If you find the top Florida appellate attorney, the chances of you losing an appeal will be slim. However, there are times when appeals lose. In these situations, people often find themselves lost and unsure what to do next. Do they file an appellate motion for rehearing?

Florida Rule of Appellate Procedure 9.330(a) states in pertinent part:

“A motion for rehearing…a written opinion may be filed within 15 days of an order or within such other time set by the court. A motion for rehearing shall state with particularity the points of law or fact that, in the opinion of the movant, the court has overlooked or misapprehended in its decision, and shall not present issues not previously raised in the proceeding….A response may be served within 10 days of service of the motion.”

Unfortunately, there is the strong sentiment, however, that motions for rehearing are misused. These motions are NOT grounds for raising arguments for the first time. See Cleveland v. State, 887 So.2d 362, 364 (Fla. 5th DCA 2004). They are NOT grounds for rearguing the merits of the appeal. See Seslow v. Seslow, 625 So.2d 1248 (Fla. 4th DCA 1993). And, they are NOT to be used for expressing displeasure with the written opinion. See Ayala v. Gonzalaez, 984 So.2d 523, 526 (Fla. 5th DCA 2008).

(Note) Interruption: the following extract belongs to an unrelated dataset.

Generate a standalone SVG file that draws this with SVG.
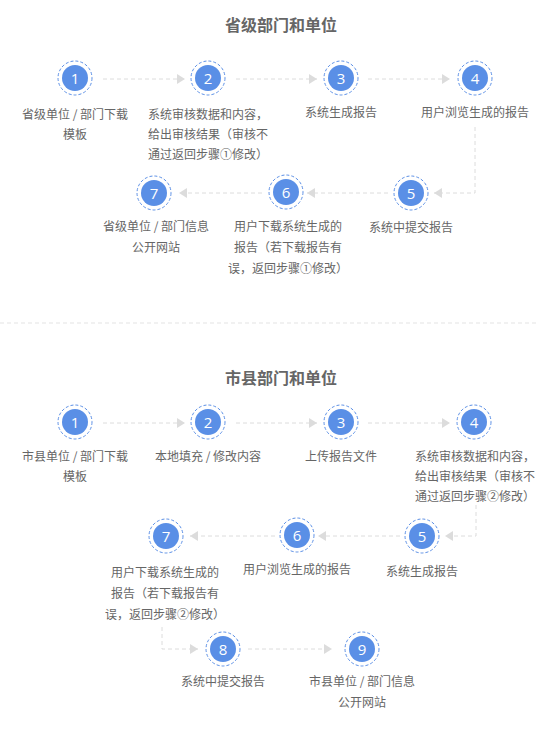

Then what are motions for rehearing really for? As set forth in the above rule, these motions are for raising “points of law or fact that…the court has overlooked or misapprehended.”

“Motions for rehearing are strictly limited to calling our attention-without argument-to something we have obviously overlooked or misapprehended. The motion for rehearing is not a vehicle for counsel or the party to continue its attempts at advocacy. It should be demonstrative only-i.e. merely point to the overlooked or misunderstood fact or circumstance. If we want additional argument, we know how to say so.”

Goter v. Brown, 682 So.2d 1255, 1256 (Fla. 4th DCA 1996).

What if the court does not issue a written opinion and instead issues a per curiam affirmance (known as a PCA) without opinion? In other words, how could the court overlook something if it doesn’t issue a written opinion? Generally, they cannot. In this instance, motions for rehearing “are [very] rare and are most often limited to occasions when a relevant decision of the Supreme Court or another District Court of Appeal is rendered after briefing and oral argument and not considered by the court.”

Now, even more rare is a motion for rehearing en banc pursuant to Florida Rule of Appellate Procedure 9.331. “A party may move for an en banc rehearing [of all the district court of appeal’s judges in regular active service] solely on the grounds that the case or issue is of exceptional importance or that such consideration is necessary to maintain uniformity in the court’s decisions.” Fla.R.App.P. 9.331(d)(1).